Time for a new phone


Shawn Magrath

Lately, I’ve been considering the possibility of buying a new cell phone. Mine has lived well past its life expectancy and has finally reached the point where it works but only when it wants to. In a way, I’ll be sad to see it go. It’s lived in my pocket for so, I’ve dropped it more times than I can count over the years, and it still has the old (slightly embarrassing) ring tones that no one has anymore. But if you want to talk about ROI, I bought it for $15 back in 2006 – I’ve gotten my money’s worth.

So I embark on the search for a new phone and my options are as wide as the ocean is deep, the sky is high, and as hairless cats are ugly. The market for phones has exploded over the last ten years, which has become clear just by watching prime time television commercials (phone commercial, car commercial, car commercial, phone commercial, phone commercial, phone commercial, low calorie soft-drink commercial, phone commercial, and back to the show). There are so many choices of phones that by the time I decide which to get, I’m not going to want to use it – I’m just going to want to take a nap.

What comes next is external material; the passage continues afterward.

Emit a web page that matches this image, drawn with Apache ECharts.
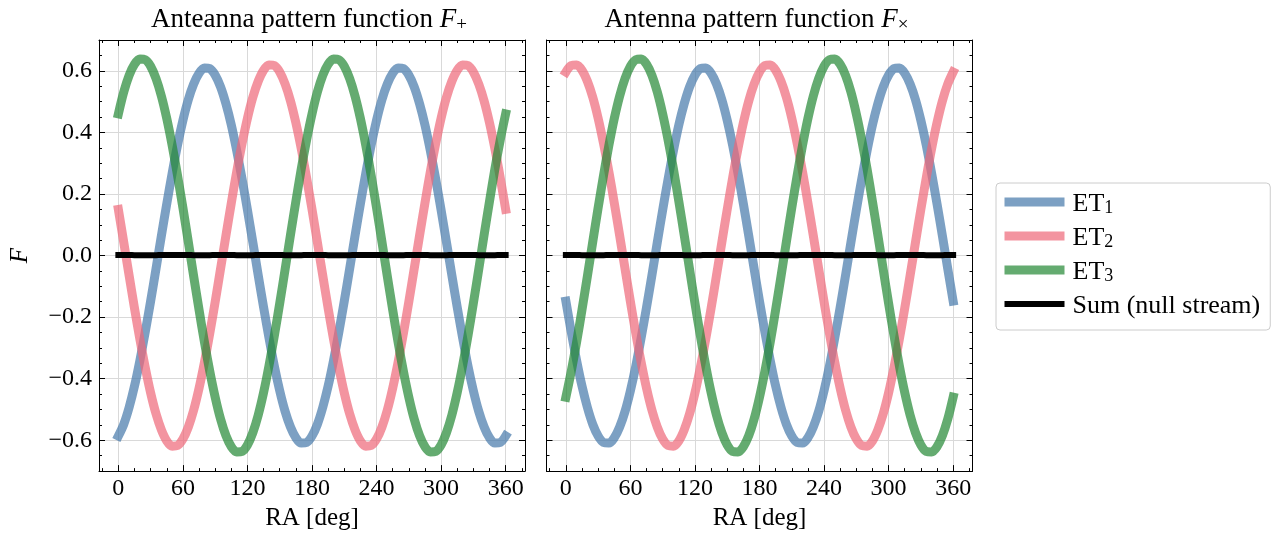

As much as I’ve always said I would never go the way of smart phones, I’m really considering it now. It would be great to get emails on my phone; my biggest fear is getting a phone that’s smarter than I am (I’m talking about you, Siri). Of course, there are other options. I would happily use my old wall-mounted rotary phone if it didn’t take 20 minutes to dial a number (zip, click-click-click-click-click-click-click, and repeat).
“Hello?”
“Hi”
(long pause)
“Why did you call?”
“I don’t remember…”

I suppose if choosing a new phone is really as complicated as it all sounds, I’ll just go with another $15 special.